Earlier this week I ran into a weird issue with workflows in my SharePoint 2013 (SP2013) Beta 2 environment. Sharing the details of the issue as well as the resolution in this post just in case someone else runs into the same issue. If you were in my webinar last week, saw the issue
Next step was to watch the communication between SP2013 & WAW so I setup Fiddler to debug the exchange ( I outlined the steps of how to setup Fiddler to debug WAW & SP2013 in this post ). I noticed when SPD2013 was hung up on the “subscribing” step, SP2013 was actually submitting the workflow to WAW and waiting for a response. However eventually the request would timeout or be aborted.

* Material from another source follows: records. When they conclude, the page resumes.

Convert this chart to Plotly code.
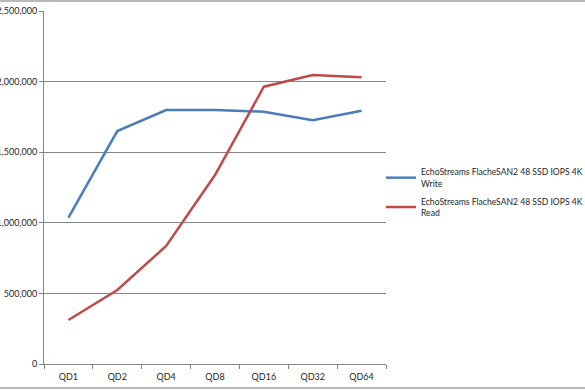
import plotly.graph_objects as go

categories = ["QD1", "QD2", "QD4", "QD8", "QD16", "QD32", "QD64"]
write_iops = [1036000, 1650000, 1799000, 1798000, 1787000, 1726000, 1794000]
read_iops = [312000, 524000, 836000, 1338000, 1964000, 2047000, 2030000]
series_names = [
    "EchoStreams FlacheSAN2 48 SSD IOPS 4K<br>Write",
    "EchoStreams FlacheSAN2 48 SSD IOPS 4K<br>Read",
]
y_ticks = [0, 500000, 1000000, 1500000, 2000000, 2500000]

W, H = 585, 390
L, R, T, B = 44, 199, 11, 26
pw, ph = W - L - R, H - T - B

fig = go.Figure()
fig.add_trace(go.Scatter(x=categories, y=write_iops, mode="lines", name=series_names[0],
                         legendgroup="write",
                         line=dict(color="#4a7ebb", width=2.5)))
fig.add_trace(go.Scatter(x=categories, y=read_iops, mode="lines", name=series_names[1],
                         legendgroup="read",
                         line=dict(color="#be4b48", width=2.5)))

font = dict(family="Lato, Open Sans, sans-serif", size=9, color="#262626")

fig.update_layout(
    width=W, height=H,
    margin=dict(l=L, r=R, t=T, b=B, autoexpand=False),
    paper_bgcolor="white", plot_bgcolor="white",
    font=font,
    showlegend=True,
    legend=dict(x=(381 - L) / pw, y=1 - (160 - T) / ph, xanchor="left", yanchor="top",
                font=dict(family="Lato, Open Sans, sans-serif", size=8.6, color="#262626"),
                itemwidth=30, tracegroupgap=4,
                bgcolor="rgba(0,0,0,0)"),
    xaxis=dict(type="category", range=[-0.5, 6.5], showgrid=False,
               showline=True, linecolor="#868686", linewidth=1,
               ticks="outside", ticklen=4, tickcolor="#868686",
               tickson="boundaries", automargin=False, tickfont=font,
               ticklabelstandoff=4),
    yaxis=dict(range=[0, 2500000], tickvals=y_ticks, tickformat=",d",
               showgrid=True, gridcolor="#868686", gridwidth=1,
               showline=True, linecolor="#868686", linewidth=1,
               ticks="outside", ticklen=4, tickcolor="#868686",
               zeroline=False, automargin=False, tickfont=font),
)

# outer chart frame (top and bottom edges visible)
fig.add_shape(type="line", xref="paper", yref="paper",
              x0=-L / pw, x1=(W - L) / pw, y0=1 + (T - 1) / ph, y1=1 + (T - 1) / ph,
              line=dict(color="#a0a0a0", width=1.5))
fig.add_shape(type="line", xref="paper", yref="paper",
              x0=-L / pw, x1=(W - L) / pw, y0=-(B - 2) / ph, y1=-(B - 2) / ph,
              line=dict(color="#a0a0a0", width=1.5))

fig.write_html("out.html", config={"displayModeBar": False},
               post_script="document.body.style.margin='0';document.body.style.overflow='hidden';")
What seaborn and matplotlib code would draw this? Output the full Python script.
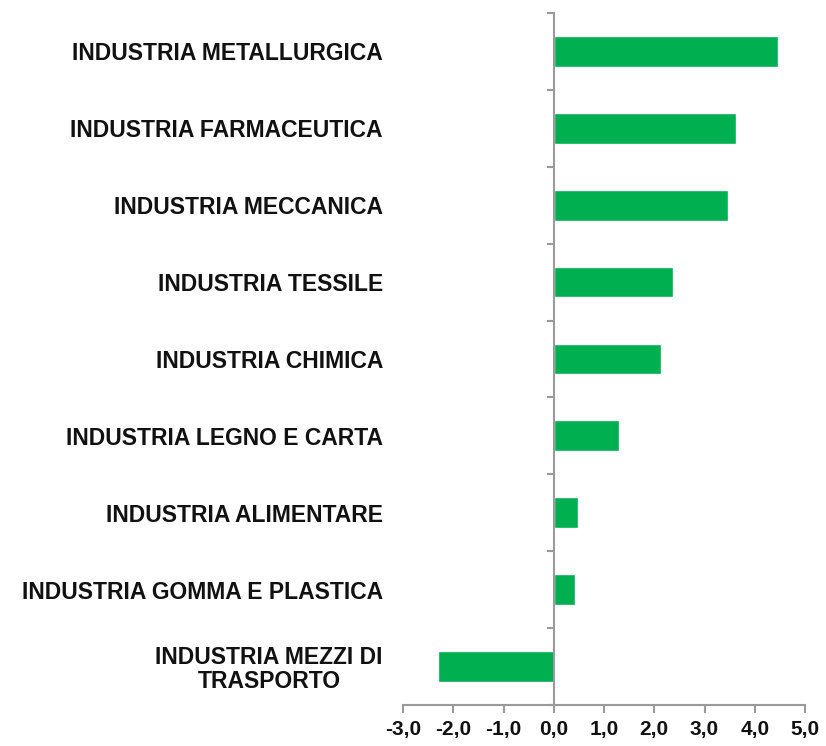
"""
Variazione per settore industriale - barre orizzontali
"""

import pandas as pd
import matplotlib
matplotlib.use("Agg")
import matplotlib.pyplot as plt
from matplotlib.ticker import FixedLocator
import seaborn as sns

# ============ DATA ============
settori = [
    "INDUSTRIA METALLURGICA",
    "INDUSTRIA FARMACEUTICA",
    "INDUSTRIA MECCANICA",
    "INDUSTRIA TESSILE",
    "INDUSTRIA CHIMICA",
    "INDUSTRIA LEGNO E CARTA",
    "INDUSTRIA ALIMENTARE",
    "INDUSTRIA GOMMA E PLASTICA",
    "INDUSTRIA MEZZI DI\nTRASPORTO",
]
valori = [4.46, 3.63, 3.46, 2.37, 2.13, 1.29, 0.48, 0.42, -2.30]
x_ticks = [-3, -2, -1, 0, 1, 2, 3, 4, 5]

# ============ STYLE ============
BAR_COLOR = "#00AF50"
AXIS_COLOR = "#9a9a9a"
FONT = ["Liberation Sans", "DejaVu Sans"]


def main():
    sns.set_style("white")
    plt.rcParams["font.family"] = FONT

    df = pd.DataFrame({"settore": settori, "valore": valori})

    fig = plt.figure(figsize=(8.26, 7.46), dpi=100)
    ax = fig.add_axes([0.488, 0.055, 0.4866, 0.9276])

    sns.barplot(data=df, x="valore", y="settore", orient="h",
                color=BAR_COLOR, width=0.4, saturation=1, ax=ax)

    ax.set_xlim(-3, 5)
    ax.set_ylim(len(settori) - 0.5, -0.5)

    # spines
    for side in ["top", "right"]:
        ax.spines[side].set_visible(False)
    ax.spines["left"].set_position(("data", 0))
    ax.spines["left"].set_color(AXIS_COLOR)
    ax.spines["left"].set_linewidth(1.5)
    ax.spines["bottom"].set_color(AXIS_COLOR)
    ax.spines["bottom"].set_linewidth(1.5)

    # x ticks with comma decimal
    ax.set_xticks(x_ticks)
    ax.set_xticklabels([f"{t:.1f}".replace(".", ",") for t in x_ticks],
                       fontsize=15, fontweight="bold", color="#111111")
    ax.tick_params(axis="x", direction="out", length=6, width=1.5,
                   color=AXIS_COLOR, pad=5, bottom=True)

    # y: labels at centres, ticks at category boundaries
    ax.yaxis.set_minor_locator(FixedLocator(
        [i - 0.5 for i in range(len(settori) + 1)]))
    ax.tick_params(axis="y", which="major", length=0, pad=123)
    ax.tick_params(axis="y", which="minor", direction="out", length=5,
                   width=1.5, color=AXIS_COLOR, left=True)
    for lab in ax.get_yticklabels():
        lab.set_fontsize(16.5)
        lab.set_fontweight("bold")
        lab.set_color("#111111")
        lab.set_multialignment("center")
        lab.set_linespacing(1.05)

    ax.set_xlabel("")
    ax.set_ylabel("")
    ax.grid(False)

    fig.savefig("out.png", dpi=100)


if __name__ == "__main__":
    main()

The following image of a trace from Fiddler shows this, specifically session #16 eventually failed (notice no HTTP response code). SP2013 is installed on server W15SP, I’m publishing to a team site at http://intranet.contoso.com and WAW is listening on port 12291. You can even see in the right-hand part of the image the markup of my workflow I created:
When that happened I saw SPD2013 act like the workflow as successfully published. When I tried to run the workflow, WAW would respond with “The scope […] has no workflows under it (shown in the following image from a Fiddler trace when I tried to start an instance of the workflow):
This made sense as SP2013 had a record of the workflow, but WAW didn’t… SP2013 was telling WAW to start a workflow on an item that WAW didn’t have a record of. Strange… so I dug deeper into the Event Log and found a ton of the following errors:
Ah… so now it looks like a problem with ServiceBus! That makes sense as WAW relies on ServiceBus. After some troubleshooting with some of the engineers, it at first appeared (from the Event Log & ULS logs) that there was a certificate issue with ServiceBus, but in fact all certs looked good. We tried to connect to the ServiceBus using the ServiceBus Explorer tool but it couldn’t connect to the default workflow instance either.
Everything looked right, but for some reason stuff was all haywire. The fix was surprisingly easy: flush the DNS cache (c:> IPCONFIG /FLUSHDNS)… something had the wrong pointers. Not sure how that happened, but once all the cache was purged, I recycled all Workflow & Service Bus services and then tried to publish the workflow again… and it worked! This was confirmed by being able to connect to the workflow namespace with the ServiceBus Explorer successfully.
Hope my pain helps someone else along the way!